As the number of people around the country defaulting on their student loans escalates, so does the number of people around the country getting hit with wage garnishments.

Too many people assume that if they have a defaulted student loan, that the government will sell their loan to a collection agency. That’s actually the government’s last resort. Its first choice, particularly for people in certain professions, is to garnish your wages.

How does wage garnishment work? One month you get your normal paycheck, and the next month your paycheck is smaller and it stays smaller until the loan is repaid. That’s all there is to it. The Federal government isn’t obligated to provide any advance warning or to notify you in writing; it simply takes what it wants. But your wages aren’t the only money on the table. The government may also withhold all or part of your annual income tax refund, and even your social security benefits.

How is the garnished amount calculated? Take the current hourly minimum wage standard and multiply it by 30. That gives you around $217. If you’re making less than that a week, your wages can’t be garnished. If you’re making more than that per week, that’s the amount the government can take from your paycheck every month. For many people and their families, that $217 is not disposable income. It is money that is needed to pay rent, buy food, and cover the utilities and thanks to wage garnishment, it’s gone, baby, gone.

Obviously, the first and best line of defense for preventing wage garnishment is to simply not let your student loan(s) slide into default. For too many people, however, that’s easier said than done. If you find that you cannot meet the terms of your repayment agreement, don’t wait: Contact a Federal loan officer immediately, before your loan goes into default. By acting quickly, you may be able to negotiate a new agreement or temporarily lower your payments. You may also be able to request a payment deferment program or a loan forbearance program.

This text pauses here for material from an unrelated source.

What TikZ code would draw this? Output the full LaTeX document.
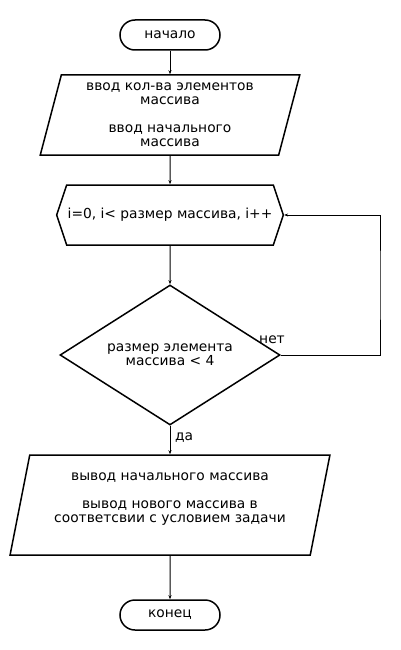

If you have already defaulted student loans, you can still avoid or end wage garnishment. How? Enter the Federal loan rehabilitation program. For a 10-month period, you’ll have to make the (often high) payments dictated by a Federal loan officer and you’ll have to make them in full and on time, no exceptions. If you successfully navigate this repayment period, your loan will no longer be in default and you’ll once again be able to request a deferment or forbearance, if needed.

If the loan rehabilitation program is too rigid for you, or the monthly payments just too high, you have another option: A private loan servicing and consolidation organization that specializes in student loans. With one of these companies, you can stop wage garnishment and lower your monthly student loan payments. You’ll regain your financial security, honor your debt, and even repair your credit rating.